How to Verify a Polynomial Identity
The most straightforward method is algebraic: expand one or both sides of the equation and show they simplify to the same expression. For example, to verify that (a + b)(a – b) = a² – b², you multiply out the left side. Distributing gives you a² – ab + ab – b², and the middle terms cancel, leaving a² – b². Done.
You can also test an identity by substituting specific numbers. If you plug in a = 3 and b = 2, the left side gives (5)(1) = 5, and the right side gives 9 – 4 = 5. But here’s the catch: testing with numbers can show an identity is false (if the two sides ever disagree, it’s not an identity), but it can’t prove one is true. Two sides might happen to match for the numbers you chose without matching for all numbers. Algebraic expansion is the only way to fully prove it.
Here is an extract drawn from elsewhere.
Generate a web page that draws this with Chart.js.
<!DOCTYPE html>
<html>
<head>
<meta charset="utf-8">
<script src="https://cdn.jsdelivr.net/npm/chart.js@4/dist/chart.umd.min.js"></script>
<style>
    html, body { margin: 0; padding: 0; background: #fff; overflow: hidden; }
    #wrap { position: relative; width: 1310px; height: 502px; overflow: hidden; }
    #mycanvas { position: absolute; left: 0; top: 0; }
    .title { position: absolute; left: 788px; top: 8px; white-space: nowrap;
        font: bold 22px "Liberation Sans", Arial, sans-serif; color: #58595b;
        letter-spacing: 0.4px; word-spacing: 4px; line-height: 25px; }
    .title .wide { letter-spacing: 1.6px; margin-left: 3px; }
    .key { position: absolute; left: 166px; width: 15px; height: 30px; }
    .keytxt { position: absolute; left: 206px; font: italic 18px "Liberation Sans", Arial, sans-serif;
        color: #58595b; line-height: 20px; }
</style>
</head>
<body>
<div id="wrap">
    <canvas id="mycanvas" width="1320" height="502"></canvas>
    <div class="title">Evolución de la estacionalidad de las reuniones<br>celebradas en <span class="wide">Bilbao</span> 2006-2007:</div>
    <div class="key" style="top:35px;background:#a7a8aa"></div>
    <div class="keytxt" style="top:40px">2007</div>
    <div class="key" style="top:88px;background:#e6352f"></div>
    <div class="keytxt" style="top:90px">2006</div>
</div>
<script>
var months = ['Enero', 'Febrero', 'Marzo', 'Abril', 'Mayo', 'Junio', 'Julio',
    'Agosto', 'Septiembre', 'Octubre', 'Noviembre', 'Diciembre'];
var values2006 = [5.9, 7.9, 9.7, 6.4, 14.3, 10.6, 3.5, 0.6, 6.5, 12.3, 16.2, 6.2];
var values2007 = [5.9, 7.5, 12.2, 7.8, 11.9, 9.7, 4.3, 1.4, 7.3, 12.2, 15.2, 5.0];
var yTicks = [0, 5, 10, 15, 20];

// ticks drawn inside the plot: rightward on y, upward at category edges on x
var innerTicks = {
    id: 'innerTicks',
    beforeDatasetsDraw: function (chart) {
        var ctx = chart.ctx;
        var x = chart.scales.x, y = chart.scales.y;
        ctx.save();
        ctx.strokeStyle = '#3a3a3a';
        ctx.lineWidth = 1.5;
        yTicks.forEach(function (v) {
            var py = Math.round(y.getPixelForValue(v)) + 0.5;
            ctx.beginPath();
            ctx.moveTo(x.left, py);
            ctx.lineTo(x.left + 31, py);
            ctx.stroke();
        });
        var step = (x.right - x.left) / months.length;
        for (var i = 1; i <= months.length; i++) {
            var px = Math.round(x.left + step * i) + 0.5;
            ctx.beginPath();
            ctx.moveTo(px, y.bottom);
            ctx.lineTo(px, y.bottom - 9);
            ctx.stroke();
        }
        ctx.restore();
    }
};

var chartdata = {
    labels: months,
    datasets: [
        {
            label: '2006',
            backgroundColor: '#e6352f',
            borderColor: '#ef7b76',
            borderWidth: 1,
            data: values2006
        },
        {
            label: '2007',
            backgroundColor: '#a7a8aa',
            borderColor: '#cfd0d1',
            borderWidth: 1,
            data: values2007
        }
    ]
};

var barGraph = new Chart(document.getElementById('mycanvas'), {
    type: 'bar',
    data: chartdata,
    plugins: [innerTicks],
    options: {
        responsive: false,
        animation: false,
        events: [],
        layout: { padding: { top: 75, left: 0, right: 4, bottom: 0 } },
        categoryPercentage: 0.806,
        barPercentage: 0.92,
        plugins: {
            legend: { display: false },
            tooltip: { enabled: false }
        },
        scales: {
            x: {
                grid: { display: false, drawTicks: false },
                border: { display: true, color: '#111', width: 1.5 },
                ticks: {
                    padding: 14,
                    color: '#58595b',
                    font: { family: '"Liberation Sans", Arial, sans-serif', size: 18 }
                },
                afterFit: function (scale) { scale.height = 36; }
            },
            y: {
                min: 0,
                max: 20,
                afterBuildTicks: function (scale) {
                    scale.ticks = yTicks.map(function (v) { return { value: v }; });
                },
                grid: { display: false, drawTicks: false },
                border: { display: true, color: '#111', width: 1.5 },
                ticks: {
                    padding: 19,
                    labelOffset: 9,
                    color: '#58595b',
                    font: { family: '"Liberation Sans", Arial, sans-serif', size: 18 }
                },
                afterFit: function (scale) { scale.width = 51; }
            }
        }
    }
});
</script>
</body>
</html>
For polynomials with many variables or very high degrees, there’s actually a clever computational approach called the Schwartz-Zippel method. It works by plugging in random values from a large enough set. If a polynomial isn’t identically zero, the probability of a random input accidentally producing zero is low, at most d/|S|, where d is the polynomial’s degree and |S| is the size of the set you’re picking from. By choosing a large set or repeating the test, you can become extremely confident in the result. This technique matters more in computer science than in a typical algebra class, but it illustrates how seriously mathematicians take the question of verifying identities.
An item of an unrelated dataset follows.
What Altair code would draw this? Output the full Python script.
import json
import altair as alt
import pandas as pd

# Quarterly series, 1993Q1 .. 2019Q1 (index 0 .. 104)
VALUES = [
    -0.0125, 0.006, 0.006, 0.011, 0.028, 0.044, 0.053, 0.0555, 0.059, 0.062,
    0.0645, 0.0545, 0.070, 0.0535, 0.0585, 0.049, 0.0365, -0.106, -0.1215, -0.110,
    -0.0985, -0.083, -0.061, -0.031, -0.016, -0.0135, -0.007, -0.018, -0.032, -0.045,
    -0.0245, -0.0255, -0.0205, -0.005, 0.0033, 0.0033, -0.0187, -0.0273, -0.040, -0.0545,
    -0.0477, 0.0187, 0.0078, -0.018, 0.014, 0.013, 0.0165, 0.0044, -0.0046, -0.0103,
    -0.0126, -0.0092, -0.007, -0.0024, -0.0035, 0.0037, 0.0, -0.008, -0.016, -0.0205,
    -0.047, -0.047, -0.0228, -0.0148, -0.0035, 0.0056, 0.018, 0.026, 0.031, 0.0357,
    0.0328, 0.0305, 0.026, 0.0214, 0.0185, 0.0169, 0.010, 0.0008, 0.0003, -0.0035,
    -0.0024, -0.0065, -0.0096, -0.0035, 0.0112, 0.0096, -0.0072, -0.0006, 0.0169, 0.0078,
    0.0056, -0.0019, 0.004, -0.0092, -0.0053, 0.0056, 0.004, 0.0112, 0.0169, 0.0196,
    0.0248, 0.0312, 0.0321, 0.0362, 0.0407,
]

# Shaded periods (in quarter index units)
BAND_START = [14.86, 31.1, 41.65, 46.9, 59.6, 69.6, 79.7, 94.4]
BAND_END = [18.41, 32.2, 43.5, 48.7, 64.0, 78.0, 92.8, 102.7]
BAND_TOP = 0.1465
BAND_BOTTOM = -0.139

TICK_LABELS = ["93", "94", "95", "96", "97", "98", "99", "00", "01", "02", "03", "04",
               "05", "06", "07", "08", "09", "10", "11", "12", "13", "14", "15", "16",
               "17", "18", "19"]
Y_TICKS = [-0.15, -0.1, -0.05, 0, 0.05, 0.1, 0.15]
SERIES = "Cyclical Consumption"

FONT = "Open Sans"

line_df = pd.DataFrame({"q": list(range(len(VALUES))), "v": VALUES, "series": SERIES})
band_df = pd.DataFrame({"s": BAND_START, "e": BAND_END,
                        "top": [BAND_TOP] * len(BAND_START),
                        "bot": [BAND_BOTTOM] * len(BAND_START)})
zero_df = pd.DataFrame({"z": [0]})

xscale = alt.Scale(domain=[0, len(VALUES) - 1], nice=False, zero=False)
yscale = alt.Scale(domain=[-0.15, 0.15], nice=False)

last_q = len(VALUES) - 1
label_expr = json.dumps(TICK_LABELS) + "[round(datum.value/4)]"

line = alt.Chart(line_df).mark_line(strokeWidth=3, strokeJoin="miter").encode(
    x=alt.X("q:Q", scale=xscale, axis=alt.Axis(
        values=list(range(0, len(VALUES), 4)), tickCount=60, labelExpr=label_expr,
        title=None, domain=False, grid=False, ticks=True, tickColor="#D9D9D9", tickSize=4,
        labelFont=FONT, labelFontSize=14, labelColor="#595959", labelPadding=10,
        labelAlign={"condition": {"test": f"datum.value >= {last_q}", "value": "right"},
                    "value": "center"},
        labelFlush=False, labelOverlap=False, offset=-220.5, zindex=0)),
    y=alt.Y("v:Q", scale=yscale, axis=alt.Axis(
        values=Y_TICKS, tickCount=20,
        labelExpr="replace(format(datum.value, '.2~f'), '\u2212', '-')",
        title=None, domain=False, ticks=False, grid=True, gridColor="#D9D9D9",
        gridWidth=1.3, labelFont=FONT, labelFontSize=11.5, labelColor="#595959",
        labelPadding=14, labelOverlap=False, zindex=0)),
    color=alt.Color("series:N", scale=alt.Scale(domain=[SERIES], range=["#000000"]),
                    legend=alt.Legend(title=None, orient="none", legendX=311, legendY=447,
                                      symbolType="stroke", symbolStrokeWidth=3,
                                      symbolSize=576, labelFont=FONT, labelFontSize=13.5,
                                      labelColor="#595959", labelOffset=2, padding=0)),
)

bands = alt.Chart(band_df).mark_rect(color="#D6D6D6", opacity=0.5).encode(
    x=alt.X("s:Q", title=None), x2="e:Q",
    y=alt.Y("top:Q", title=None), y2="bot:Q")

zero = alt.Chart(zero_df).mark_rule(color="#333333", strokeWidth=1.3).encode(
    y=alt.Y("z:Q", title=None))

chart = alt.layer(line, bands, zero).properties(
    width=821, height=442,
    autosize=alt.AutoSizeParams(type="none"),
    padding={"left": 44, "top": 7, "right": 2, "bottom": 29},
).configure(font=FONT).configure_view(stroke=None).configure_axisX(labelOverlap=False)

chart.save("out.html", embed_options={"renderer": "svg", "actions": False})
The Degree of a Polynomial Identity
Every polynomial has a degree, which is the highest power of any term in the expression. In 3x² + 5x + 1, the degree is 2 because x² is the highest-powered term. For polynomials with multiple variables, you add the exponents within each term: in 4x²y³, the degree of that term is 2 + 3 = 5.
The degree of a polynomial identity is simply the degree of the polynomials involved. The difference of squares identity has degree 2 (the highest terms are a² and b²). The sum of cubes identity has degree 3. Knowing the degree helps you match expressions to the right identity. If you’re trying to factor a degree-3 expression, the cube identities are your tools, not the square ones.
Polynomial Identities in Higher Math
At the level of abstract algebra, the concept of a polynomial identity takes on deeper significance. An algebra (a mathematical system with its own rules for addition and multiplication) is called a “PI-algebra” if there exists some nonzero polynomial that evaluates to zero for every possible substitution of elements from that algebra. The simplest example: any system where multiplication is commutative (where ab always equals ba) satisfies the polynomial identity x₁x₂ – x₂x₁ = 0. That identity captures the entire concept of commutativity in a single polynomial expression.
This line of thinking, treating algebraic properties as polynomial identities, was pioneered by the mathematician Max Dehn in the 1920s and grew into a distinct branch of ring theory. It connects seemingly simple high school algebra to some of the most abstract structures in modern mathematics.